On October 17, 2018, the American Bar Association (ABA) released Formal Opinion 483 (the Opinion) which formally recognized that lawyers have an ethical duty to notify clients whose confidential information is compromised by a data breach. The Opinion emphasized that ABA Model Rule 1.1 requires lawyers to “provide competent representation” to clients, including staying abreast of “the benefits and risks associated with relevant technology” in order to utilize technology to safeguard client information, avoid data loss, and detect a data breach. The Opinion provides that this rule also requires lawyers to act reasonably and promptly to stop a breach once it is identified and to mitigate resulting damage.

With respect to the duty to notify clients whose confidential information may have been compromised by a data breach, the Opinion delineated a difference between lawyers’ ethical obligations to notify current clients versus former clients:

  1. Current Clients: ABA Model Rule 1.4 requires lawyers to keep clients “reasonably informed about the status of [a] matter …” The Opinion found that under this provision “an obligation exists for a lawyer to communicate with current clients about a data breach.”
  2. Former Clients: ABA Model Rule 1.9(c) requires lawyers to maintain the confidentiality of information relating to former clients. That said, the Opinion found that this provision alone does not create an ethical obligation to communicate with former clients about a data breach.

However, the Opinion acknowledged that lawyers, regardless of their ethical obligations, may have statutory obligations to notify individuals following a data breach, such as under the various state breach notification statutes or other laws. It should be noted that the definition of a “data breach” as set forth in the Opinion is broader than the definition under most state statutes, covering instances where “material client confidential information” is compromised or “where the lawyer’s ability to perform the legal services for which the lawyer is hired is significantly impaired” by a data incident.

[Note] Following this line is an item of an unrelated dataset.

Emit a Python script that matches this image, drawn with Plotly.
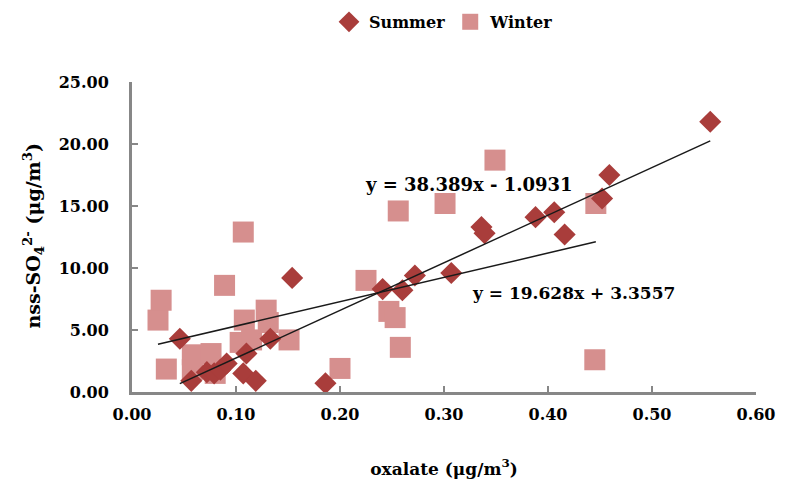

Consequently, lawyers may have an ethical obligation under the ABA Model Rules to notify current clients of an incident affecting client information even where they may not have a legal obligation to do so. Conversely, a lawyer may not have ethical obligations to notify former clients, but they may have statutory obligations to do so.

The Opinion also provided guidance as to how lawyers may notify clients about a data breach, recognizing that any such notification will “depend on the type of breach that occurs and the nature of the data compromised by the breach.” The Opinion expressly highlighted that any notification must provide enough information for the client to “make an informed decision as to what to do next” and for the client to determine what confidential information, if any, was potentially disclosed. It should be noted that all 50 states now have data breach notification statutes, many of which prescribe the content of the notification. (Lewis Brisbois has an Interactive Data Privacy Statute Map that provides a comprehensive review of these notification statutes, plus other information security standards, for all 50 states, Washington, D.C., Guam, Puerto Rico, the U.S. Virgin Islands, Canada, and Australia).

Finally, the Opinion noted the importance of client termination agreements, document retention schedules, and incident response planning – all of which are now more important than ever before given the various threats to our digital infrastructure. Lawyers should consult with experienced data privacy counsel to ensure that their document retention schedules, incident response plans, and other data privacy-related policies and procedures are in line with what is contemplated by ABA Formal Opinion 483. Similarly, lawyers impacted by a data security incident should consult with experienced counsel well-versed in ethical obligations requiring disclosure to current and/or former clients, and with statutory consumer and regulatory notification obligations.